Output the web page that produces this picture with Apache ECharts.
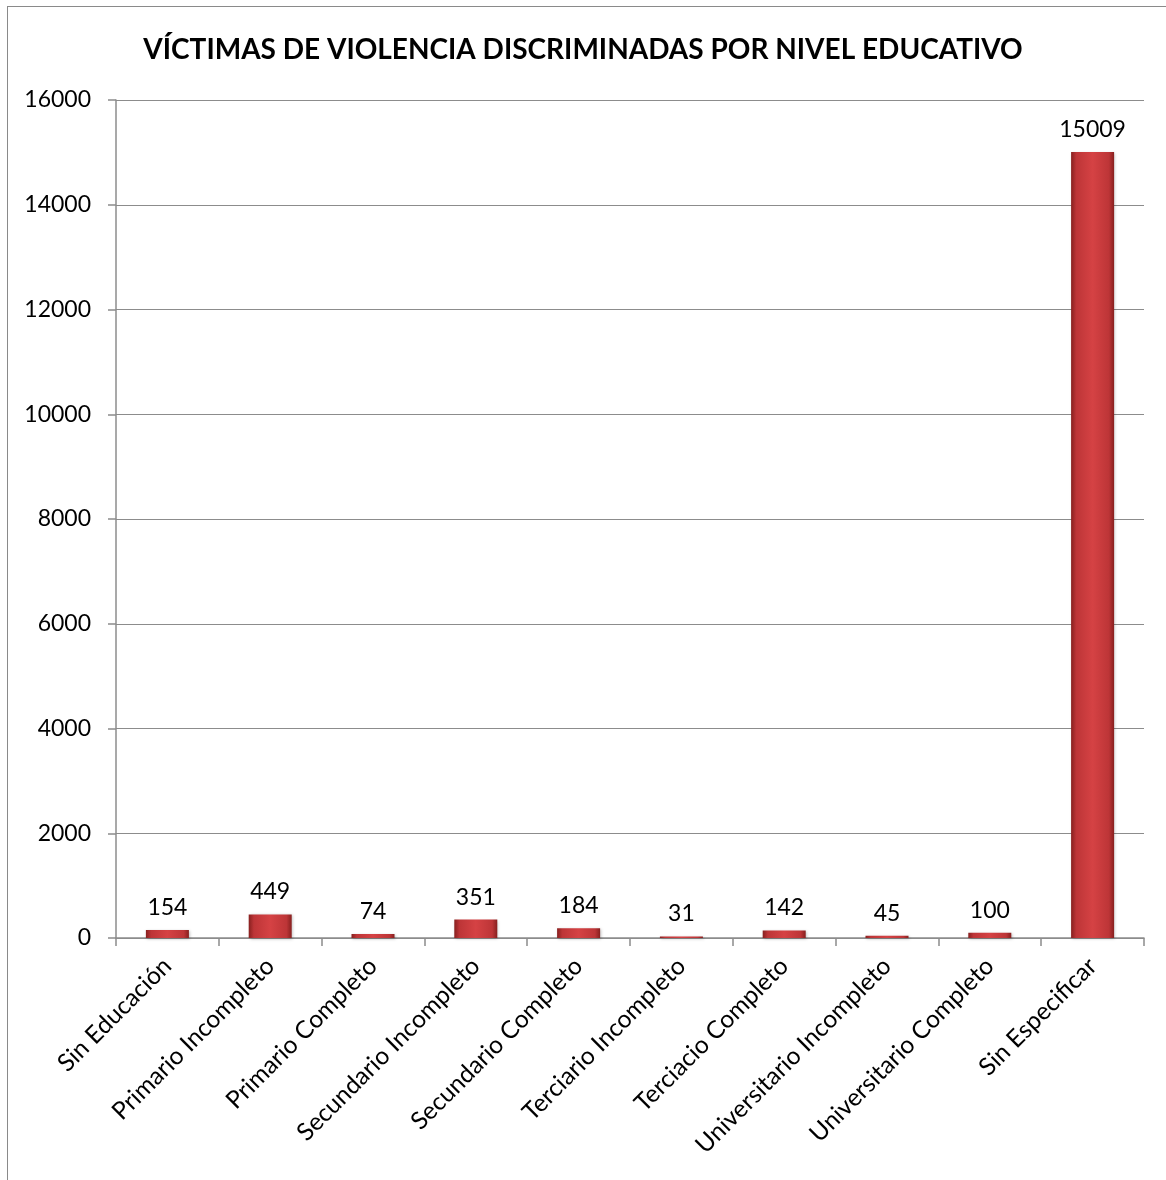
<!DOCTYPE html>
<html><head><meta charset="utf-8">
<script src="https://cdn.jsdelivr.net/npm/echarts@6/dist/echarts.min.js"></script>
<style>
html,body{margin:0;padding:0;background:#fff;}
#frame{position:absolute;left:7px;top:6px;width:1170px;height:1190px;border:1.5px solid #8a8a8a;box-sizing:border-box;}
#chart{position:absolute;left:0;top:0;width:1166px;height:1180px;}
</style></head>
<body>
<div id="frame"></div>
<div id="chart"></div>
<script>
const categories = ["Sin Educación","Primario Incompleto","Primario Completo","Secundario Incompleto","Secundario Completo","Terciario Incompleto","Terciacio Completo","Universitario Incompleto","Universitario Completo","Sin Especificar"];
const values = [154,449,74,351,184,31,142,45,100,15009];
const yTicks = {min:0, max:16000, interval:2000};
const titleText = "VÍCTIMAS DE VIOLENCIA DISCRIMINADAS POR NIVEL EDUCATIVO";

const chart = echarts.init(document.getElementById('chart'), null, {renderer:'canvas'});
const font = "Lato, 'Open Sans', sans-serif";
chart.setOption({
  animation:false,
  title:{text:titleText,left:'center',top:31,textStyle:{fontFamily:font,fontSize:28,fontWeight:'bold',color:'#000'}},
  grid:{left:116,right:22,top:100,bottom:242},
  xAxis:{type:'category',data:categories,boundaryGap:true,
    axisLine:{lineStyle:{color:'#8c8c8c',width:1.5}},
    axisTick:{show:true,length:8,alignWithLabel:false,lineStyle:{color:'#8c8c8c',width:1.5}},
    axisLabel:{rotate:45,interval:0,margin:24,fontFamily:font,fontSize:24.5,color:'#000'}},
  yAxis:{type:'value',min:yTicks.min,max:yTicks.max,interval:yTicks.interval,
    axisLine:{show:true,lineStyle:{color:'#8c8c8c',width:1.5}},
    axisTick:{show:true,length:8,lineStyle:{color:'#8c8c8c',width:1.5}},
    splitLine:{lineStyle:{color:'#8c8c8c',width:1.2}},
    axisLabel:{margin:25,fontFamily:font,fontSize:23,color:'#000',formatter:v=>String(v)}},
  series:[{type:'bar',data:values,barWidth:43,
    itemStyle:{color:new echarts.graphic.LinearGradient(0,0,1,0,[
      {offset:0,color:'#87201f'},{offset:0.12,color:'#bd3537'},{offset:0.5,color:'#d54244'},{offset:0.88,color:'#bd3537'},{offset:1,color:'#87201f'}]),
      shadowColor:'rgba(0,0,0,0.25)',shadowBlur:3,shadowOffsetX:1,shadowOffsetY:1},
    label:{show:true,position:'top',distance:11,fontFamily:font,fontSize:23,color:'#000'}}]
});
</script>
</body></html>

──────────────────────────────

> _Work instructions_
Skip every picture and transcribe the data above exactly.

> _Result of the task_
Output the web page that produces this picture with Apache ECharts.
<!DOCTYPE html>
<html><head><meta charset="utf-8">
<script src="https://cdn.jsdelivr.net/npm/echarts@6/dist/echarts.min.js"></script>
<style>
html,body{margin:0;padding:0;background:#fff;}
#frame{position:absolute;left:7px;top:6px;width:1170px;height:1190px;border:1.5px solid #8a8a8a;box-sizing:border-box;}
#chart{position:absolute;left:0;top:0;width:1166px;height:1180px;}
</style></head>
<body>
<div id="frame"></div>
<div id="chart"></div>
<script>
const categories = ["Sin Educación","Primario Incompleto","Primario Completo","Secundario Incompleto","Secundario Completo","Terciario Incompleto","Terciacio Completo","Universitario Incompleto","Universitario Completo","Sin Especificar"];
const values = [154,449,74,351,184,31,142,45,100,15009];
const yTicks = {min:0, max:16000, interval:2000};
const titleText = "VÍCTIMAS DE VIOLENCIA DISCRIMINADAS POR NIVEL EDUCATIVO";

const chart = echarts.init(document.getElementById('chart'), null, {renderer:'canvas'});
const font = "Lato, 'Open Sans', sans-serif";
chart.setOption({
  animation:false,
  title:{text:titleText,left:'center',top:31,textStyle:{fontFamily:font,fontSize:28,fontWeight:'bold',color:'#000'}},
  grid:{left:116,right:22,top:100,bottom:242},
  xAxis:{type:'category',data:categories,boundaryGap:true,
    axisLine:{lineStyle:{color:'#8c8c8c',width:1.5}},
    axisTick:{show:true,length:8,alignWithLabel:false,lineStyle:{color:'#8c8c8c',width:1.5}},
    axisLabel:{rotate:45,interval:0,margin:24,fontFamily:font,fontSize:24.5,color:'#000'}},
  yAxis:{type:'value',min:yTicks.min,max:yTicks.max,interval:yTicks.interval,
    axisLine:{show:true,lineStyle:{color:'#8c8c8c',width:1.5}},
    axisTick:{show:true,length:8,lineStyle:{color:'#8c8c8c',width:1.5}},
    splitLine:{lineStyle:{color:'#8c8c8c',width:1.2}},
    axisLabel:{margin:25,fontFamily:font,fontSize:23,color:'#000',formatter:v=>String(v)}},
  series:[{type:'bar',data:values,barWidth:43,
    itemStyle:{color:new echarts.graphic.LinearGradient(0,0,1,0,[
      {offset:0,color:'#87201f'},{offset:0.12,color:'#bd3537'},{offset:0.5,color:'#d54244'},{offset:0.88,color:'#bd3537'},{offset:1,color:'#87201f'}]),
      shadowColor:'rgba(0,0,0,0.25)',shadowBlur:3,shadowOffsetX:1,shadowOffsetY:1},
    label:{show:true,position:'top',distance:11,fontFamily:font,fontSize:23,color:'#000'}}]
});
</script>
</body></html>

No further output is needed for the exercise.